The Envelope of Freedom, as some lawyers put it, contained my fate. Never before have I taken such keen interest in the ongoing of a court proceeding, as that of today’s Supreme Court judgment on Section 377.

Oscar Wilde, the celebrated English playwright, and author of many stories, was imprisoned for being gay. The same pre-Colonial law, the infamous Section 377, was applied to his verdict. He died a broken man, away from his country—because he stood for “the love that dare not speak its name“.

I shall no longer be persecuted for ‘acting against the order of nature’. I shall no longer have to hide a part of my identity. I might still be a ‘miniscule minority’, but the Indian justice system has stood by me today. It has told me that in the world’s largest democracy (and one of the oldest civilisations of the world) I matter!

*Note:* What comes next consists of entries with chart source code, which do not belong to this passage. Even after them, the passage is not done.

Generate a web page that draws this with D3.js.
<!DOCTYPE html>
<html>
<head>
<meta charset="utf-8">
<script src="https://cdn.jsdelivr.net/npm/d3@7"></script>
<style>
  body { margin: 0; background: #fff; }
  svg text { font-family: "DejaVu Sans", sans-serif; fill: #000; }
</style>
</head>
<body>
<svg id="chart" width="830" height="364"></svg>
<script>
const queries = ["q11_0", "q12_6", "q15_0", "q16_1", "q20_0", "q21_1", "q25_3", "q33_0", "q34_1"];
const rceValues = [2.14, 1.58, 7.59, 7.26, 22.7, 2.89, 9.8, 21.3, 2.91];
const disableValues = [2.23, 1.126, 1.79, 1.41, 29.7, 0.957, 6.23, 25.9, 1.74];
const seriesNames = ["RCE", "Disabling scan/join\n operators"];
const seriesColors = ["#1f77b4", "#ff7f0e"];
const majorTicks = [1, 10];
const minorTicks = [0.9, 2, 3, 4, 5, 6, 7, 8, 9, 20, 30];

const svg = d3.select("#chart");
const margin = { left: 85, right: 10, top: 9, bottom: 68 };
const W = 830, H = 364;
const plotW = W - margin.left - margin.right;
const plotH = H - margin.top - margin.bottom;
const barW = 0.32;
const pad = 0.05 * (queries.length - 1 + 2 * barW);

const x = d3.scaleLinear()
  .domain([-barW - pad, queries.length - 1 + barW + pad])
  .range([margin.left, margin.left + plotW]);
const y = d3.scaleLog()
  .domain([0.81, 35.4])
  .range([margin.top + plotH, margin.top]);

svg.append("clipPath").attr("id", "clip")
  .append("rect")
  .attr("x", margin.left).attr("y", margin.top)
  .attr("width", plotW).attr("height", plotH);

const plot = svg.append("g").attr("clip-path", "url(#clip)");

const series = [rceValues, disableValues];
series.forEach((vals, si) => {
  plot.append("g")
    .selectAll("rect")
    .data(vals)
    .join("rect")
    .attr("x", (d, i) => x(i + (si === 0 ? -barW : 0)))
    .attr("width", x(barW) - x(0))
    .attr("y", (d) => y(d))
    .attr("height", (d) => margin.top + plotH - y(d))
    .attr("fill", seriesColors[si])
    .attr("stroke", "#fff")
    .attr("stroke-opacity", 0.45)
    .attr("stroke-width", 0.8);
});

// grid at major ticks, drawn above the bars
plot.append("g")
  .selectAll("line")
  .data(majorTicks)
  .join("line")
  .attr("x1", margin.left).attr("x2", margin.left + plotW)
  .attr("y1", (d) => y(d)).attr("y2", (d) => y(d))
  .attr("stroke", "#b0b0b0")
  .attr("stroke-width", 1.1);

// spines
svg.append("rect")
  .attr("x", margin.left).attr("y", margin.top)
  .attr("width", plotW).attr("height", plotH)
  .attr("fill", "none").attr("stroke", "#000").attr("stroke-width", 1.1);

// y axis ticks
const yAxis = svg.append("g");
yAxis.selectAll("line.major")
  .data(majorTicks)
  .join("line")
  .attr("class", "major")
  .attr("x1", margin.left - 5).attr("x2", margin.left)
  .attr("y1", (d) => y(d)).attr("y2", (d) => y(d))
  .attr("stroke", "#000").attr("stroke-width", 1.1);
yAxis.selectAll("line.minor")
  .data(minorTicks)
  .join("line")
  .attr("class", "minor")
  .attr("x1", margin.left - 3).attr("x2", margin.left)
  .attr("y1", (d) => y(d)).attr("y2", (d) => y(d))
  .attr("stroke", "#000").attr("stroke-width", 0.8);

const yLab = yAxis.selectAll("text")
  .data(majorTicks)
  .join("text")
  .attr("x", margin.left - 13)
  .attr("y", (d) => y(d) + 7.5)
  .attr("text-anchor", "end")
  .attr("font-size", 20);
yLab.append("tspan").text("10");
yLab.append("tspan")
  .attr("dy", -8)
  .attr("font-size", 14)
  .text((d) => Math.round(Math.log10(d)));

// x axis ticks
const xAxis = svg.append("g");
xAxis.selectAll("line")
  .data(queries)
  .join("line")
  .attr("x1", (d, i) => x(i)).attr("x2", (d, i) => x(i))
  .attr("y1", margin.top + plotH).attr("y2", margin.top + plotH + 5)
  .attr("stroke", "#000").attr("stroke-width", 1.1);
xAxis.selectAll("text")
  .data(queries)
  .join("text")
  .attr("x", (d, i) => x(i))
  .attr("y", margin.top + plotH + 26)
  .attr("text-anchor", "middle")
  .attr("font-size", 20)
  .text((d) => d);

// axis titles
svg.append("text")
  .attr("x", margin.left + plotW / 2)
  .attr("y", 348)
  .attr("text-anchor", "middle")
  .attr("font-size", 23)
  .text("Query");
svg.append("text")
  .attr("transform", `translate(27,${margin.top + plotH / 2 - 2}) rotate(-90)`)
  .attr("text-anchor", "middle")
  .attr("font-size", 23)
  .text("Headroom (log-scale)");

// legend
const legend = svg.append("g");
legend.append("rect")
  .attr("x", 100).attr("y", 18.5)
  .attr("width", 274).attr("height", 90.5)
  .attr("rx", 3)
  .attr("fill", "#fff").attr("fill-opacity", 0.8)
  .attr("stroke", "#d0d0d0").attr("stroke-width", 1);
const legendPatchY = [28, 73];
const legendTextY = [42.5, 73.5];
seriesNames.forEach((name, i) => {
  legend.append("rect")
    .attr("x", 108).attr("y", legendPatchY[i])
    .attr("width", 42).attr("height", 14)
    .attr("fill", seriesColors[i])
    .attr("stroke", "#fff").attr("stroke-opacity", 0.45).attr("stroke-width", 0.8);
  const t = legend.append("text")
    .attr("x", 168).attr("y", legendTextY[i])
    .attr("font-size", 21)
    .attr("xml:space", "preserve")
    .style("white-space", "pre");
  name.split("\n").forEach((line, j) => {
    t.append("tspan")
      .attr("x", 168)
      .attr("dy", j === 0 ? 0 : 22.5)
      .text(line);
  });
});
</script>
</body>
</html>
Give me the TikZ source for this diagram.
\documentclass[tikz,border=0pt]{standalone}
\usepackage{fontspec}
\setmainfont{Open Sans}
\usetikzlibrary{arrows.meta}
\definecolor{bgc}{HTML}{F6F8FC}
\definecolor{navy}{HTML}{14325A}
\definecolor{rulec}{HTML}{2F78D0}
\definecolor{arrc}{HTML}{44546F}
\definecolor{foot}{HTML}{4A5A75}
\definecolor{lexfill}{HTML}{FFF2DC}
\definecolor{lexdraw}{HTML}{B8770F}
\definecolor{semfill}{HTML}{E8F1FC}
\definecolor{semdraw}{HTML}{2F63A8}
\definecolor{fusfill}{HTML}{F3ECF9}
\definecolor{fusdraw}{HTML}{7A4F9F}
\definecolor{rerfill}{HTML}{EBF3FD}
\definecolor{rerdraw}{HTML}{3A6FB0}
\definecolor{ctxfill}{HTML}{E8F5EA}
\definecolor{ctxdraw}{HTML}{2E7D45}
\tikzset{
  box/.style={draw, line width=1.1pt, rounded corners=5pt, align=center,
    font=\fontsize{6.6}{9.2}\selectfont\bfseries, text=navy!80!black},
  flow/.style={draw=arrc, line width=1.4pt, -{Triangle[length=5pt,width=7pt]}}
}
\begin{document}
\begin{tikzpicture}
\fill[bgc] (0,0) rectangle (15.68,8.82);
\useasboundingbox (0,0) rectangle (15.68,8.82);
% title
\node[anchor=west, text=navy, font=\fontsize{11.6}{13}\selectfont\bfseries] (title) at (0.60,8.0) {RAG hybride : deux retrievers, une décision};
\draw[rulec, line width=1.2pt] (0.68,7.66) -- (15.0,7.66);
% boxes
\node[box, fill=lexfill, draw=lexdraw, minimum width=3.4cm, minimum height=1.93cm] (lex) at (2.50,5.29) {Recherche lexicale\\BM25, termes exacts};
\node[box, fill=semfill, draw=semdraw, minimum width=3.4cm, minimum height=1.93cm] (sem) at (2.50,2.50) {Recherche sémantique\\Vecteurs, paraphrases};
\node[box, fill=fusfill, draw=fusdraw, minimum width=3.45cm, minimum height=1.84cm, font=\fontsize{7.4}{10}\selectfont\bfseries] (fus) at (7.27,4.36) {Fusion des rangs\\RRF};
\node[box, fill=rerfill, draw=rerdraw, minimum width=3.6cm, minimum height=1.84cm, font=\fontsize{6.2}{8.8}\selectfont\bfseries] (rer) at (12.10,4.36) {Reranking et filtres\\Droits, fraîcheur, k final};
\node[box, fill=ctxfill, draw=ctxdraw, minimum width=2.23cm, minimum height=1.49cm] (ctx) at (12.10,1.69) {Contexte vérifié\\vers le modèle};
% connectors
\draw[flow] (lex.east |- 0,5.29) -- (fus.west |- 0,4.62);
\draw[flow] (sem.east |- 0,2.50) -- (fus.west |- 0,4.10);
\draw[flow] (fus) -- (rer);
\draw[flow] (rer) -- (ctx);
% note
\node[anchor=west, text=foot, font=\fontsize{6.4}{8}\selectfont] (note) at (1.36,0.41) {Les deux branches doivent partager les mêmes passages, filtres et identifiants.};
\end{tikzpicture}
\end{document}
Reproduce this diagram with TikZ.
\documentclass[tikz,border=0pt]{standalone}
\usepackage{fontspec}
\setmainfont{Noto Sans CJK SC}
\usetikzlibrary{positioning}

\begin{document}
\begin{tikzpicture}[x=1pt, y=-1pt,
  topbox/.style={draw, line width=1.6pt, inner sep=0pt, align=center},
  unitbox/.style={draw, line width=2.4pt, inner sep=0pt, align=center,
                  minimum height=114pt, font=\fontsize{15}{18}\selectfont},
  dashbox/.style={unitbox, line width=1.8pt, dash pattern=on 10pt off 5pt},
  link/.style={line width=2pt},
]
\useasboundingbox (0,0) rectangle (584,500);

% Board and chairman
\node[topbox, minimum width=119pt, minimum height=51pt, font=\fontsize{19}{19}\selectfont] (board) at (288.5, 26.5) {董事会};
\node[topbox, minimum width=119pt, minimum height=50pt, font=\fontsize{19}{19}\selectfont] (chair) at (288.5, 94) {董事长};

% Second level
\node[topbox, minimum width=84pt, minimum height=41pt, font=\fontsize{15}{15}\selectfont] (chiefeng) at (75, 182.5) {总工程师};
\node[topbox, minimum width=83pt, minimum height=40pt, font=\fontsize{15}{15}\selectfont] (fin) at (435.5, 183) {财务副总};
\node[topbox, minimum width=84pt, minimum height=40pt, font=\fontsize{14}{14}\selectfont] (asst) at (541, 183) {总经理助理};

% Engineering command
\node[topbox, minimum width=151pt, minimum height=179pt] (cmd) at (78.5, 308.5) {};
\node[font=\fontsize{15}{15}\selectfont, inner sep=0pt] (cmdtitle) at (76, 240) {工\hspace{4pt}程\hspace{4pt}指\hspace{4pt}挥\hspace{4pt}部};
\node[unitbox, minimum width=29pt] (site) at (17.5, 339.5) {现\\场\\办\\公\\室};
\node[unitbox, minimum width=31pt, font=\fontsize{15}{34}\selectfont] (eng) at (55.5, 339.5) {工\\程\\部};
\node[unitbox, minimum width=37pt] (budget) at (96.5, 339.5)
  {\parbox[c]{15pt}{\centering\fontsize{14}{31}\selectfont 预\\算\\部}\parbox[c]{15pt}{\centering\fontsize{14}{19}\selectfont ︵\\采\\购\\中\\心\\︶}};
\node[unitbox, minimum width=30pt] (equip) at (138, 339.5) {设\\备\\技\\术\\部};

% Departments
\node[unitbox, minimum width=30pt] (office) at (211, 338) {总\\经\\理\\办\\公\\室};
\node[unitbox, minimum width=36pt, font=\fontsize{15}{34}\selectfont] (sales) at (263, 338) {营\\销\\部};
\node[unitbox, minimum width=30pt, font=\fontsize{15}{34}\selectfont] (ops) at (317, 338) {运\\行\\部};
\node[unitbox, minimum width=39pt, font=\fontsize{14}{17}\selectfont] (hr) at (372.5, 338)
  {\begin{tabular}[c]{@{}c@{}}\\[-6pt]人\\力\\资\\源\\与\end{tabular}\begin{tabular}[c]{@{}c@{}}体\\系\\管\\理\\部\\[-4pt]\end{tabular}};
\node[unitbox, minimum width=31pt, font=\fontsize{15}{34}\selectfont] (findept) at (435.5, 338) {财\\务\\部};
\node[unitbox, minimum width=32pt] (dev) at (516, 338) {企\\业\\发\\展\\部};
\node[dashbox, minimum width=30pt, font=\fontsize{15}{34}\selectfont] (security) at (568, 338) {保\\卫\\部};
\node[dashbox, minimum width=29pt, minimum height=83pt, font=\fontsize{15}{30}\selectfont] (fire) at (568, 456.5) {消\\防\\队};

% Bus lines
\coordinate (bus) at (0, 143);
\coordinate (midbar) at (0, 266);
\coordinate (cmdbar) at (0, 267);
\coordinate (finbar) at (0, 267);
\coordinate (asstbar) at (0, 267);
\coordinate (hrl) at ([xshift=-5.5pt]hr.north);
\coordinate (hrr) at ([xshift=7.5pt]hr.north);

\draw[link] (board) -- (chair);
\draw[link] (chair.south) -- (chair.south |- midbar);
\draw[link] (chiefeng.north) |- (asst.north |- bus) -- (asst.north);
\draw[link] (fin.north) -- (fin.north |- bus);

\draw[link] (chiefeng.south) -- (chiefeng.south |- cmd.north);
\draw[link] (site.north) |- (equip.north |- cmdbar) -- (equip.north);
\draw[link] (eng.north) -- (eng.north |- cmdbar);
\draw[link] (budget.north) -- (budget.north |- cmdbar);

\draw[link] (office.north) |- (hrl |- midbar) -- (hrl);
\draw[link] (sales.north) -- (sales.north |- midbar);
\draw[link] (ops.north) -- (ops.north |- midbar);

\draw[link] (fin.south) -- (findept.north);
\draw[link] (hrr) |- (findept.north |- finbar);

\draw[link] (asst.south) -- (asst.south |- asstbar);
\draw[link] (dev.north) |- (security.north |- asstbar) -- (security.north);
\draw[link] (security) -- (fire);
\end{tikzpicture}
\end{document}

Schoolwallah is an educator, working on teaching teachers how to teach, in the ever evolving context of schooling.

With its judgement on Section 377, India has allowed me to feel, for the first time in my entire life, that an individual matters—I matter, my vote matters! That, even though society might still be in two minds about my sexuality, Indian courts of law will stand by me. The Indian judiciary has given me protection against discrimination that the political leaders we voted for were not able to.

India has given me sovereignty over my body.

Today, thanks to supreme Supreme Court, I am no longer a criminal. The Supreme Court upholds my right to individual self-determination. I am, in true sense, now an equal in the world’s largest democracy.